Lawyers and their clients are supposed to have special privacy rights protected by the Constitution. But John Ashcroft and his Justice Department have used the excuse of September 11 to chip away at this.

That's why Stewart faces as many as 20 years in prison "for nothing other than mere representation of her client," said Bill Goodman, legal division director of the Center for Constitutional Rights.

It's no surprise that the feds focused on Stewart. She has a long history of challenging government repression and representing political defendants in high-profile trials. "The prosecution here is designed to intimidate criminal defendants, and she's a criminal defendant," Michael Letwin, president of the Association of Legal Aid Attorneys/United Auto Workers, told Socialist Worker. "The government has targeted someone on the extreme, radical end. If they prosecute her, it's a warning to all lawyers and all dissenters."

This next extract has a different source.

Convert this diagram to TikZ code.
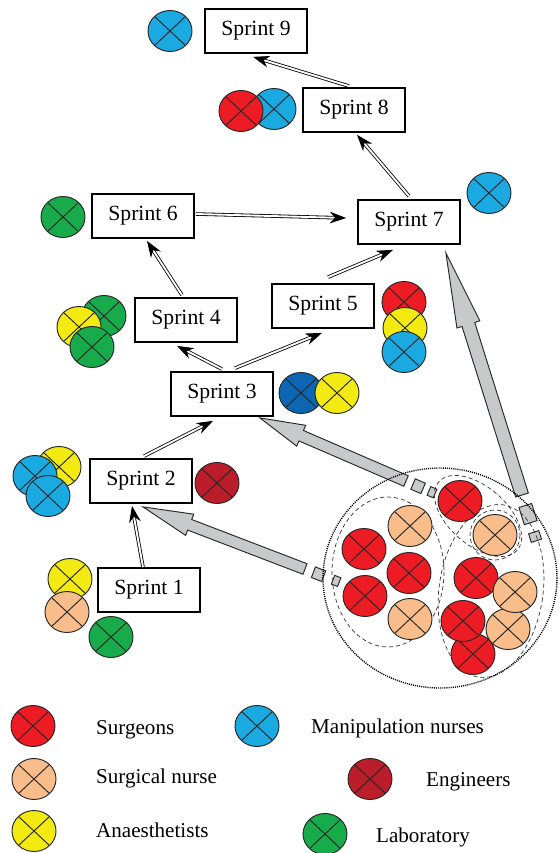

After arraignment on April 9, Stewart was released on half a million dollars bail. Outside the courthouse, she told reporters: "The government has to put up or shut up--and I don't think they can put up…I know a good fight when I see it, and I think this will be a very good fight. [Hopefully, it will be] a touchstone case that points out the limits the government can go through in prosecuting people they don't like."